The new material could have applications in solar energy, refrigeration, exhaust systems and even in more prosaic applications.

"You can use this kind of cooling device for the thermoelectric cold car seat in luxury cars," Ren said.

FROM PICNICS TO POWER PLANTS

"You can use it for picnic coolers. A lot of scientific instruments need confined spot cooling," he said. "You can also use it for generating electricity.

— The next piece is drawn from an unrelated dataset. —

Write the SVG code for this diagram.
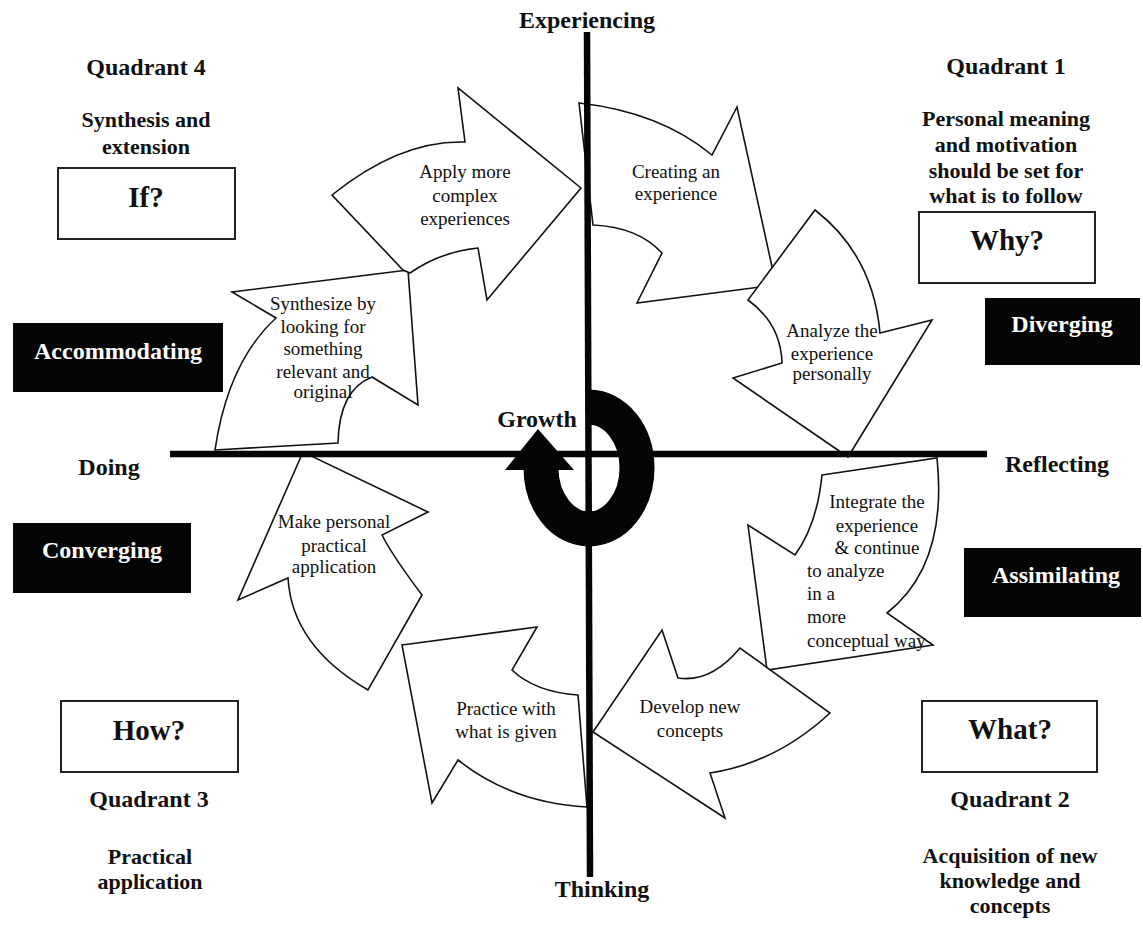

Anywhere you have a heat source like a car exhaust pipe, you can generate electricity from the heat and save gas."

A joint patent has been issued to Boston College and MIT on the technology and the schools have licensed it to Chen and Ren's start-up company GMZ Energy.

"The nanostructure synthesis method we developed is low cost and can be readily scaled for mass production," they wrote in their report. "These results open a cost-effective way to improve the performance of thermoelectric materials."

The thermoelectric effect, discovered in the early 19th century, involves the direct conversion of temperature differences to electric voltage and back again.

If one end of a device is hotter or colder than the other, the difference can be used to carry electricity.

Thermoelectric materials can be used to control temperatures, but the generation of the effect is inefficient because most materials that conduct electricity also conduct heat, so their temperature equalizes quickly.

Scientists have been looking for materials that will conduct electricity but not conduct heat in the same way.

Ren and Chen's team worked with bismuth antimony telluride, a commonly used a semiconductor alloy dating back to the 1950s.

They crushed it into the tiniest particles and then reconstituted it in bulk form with nanoscale constituents.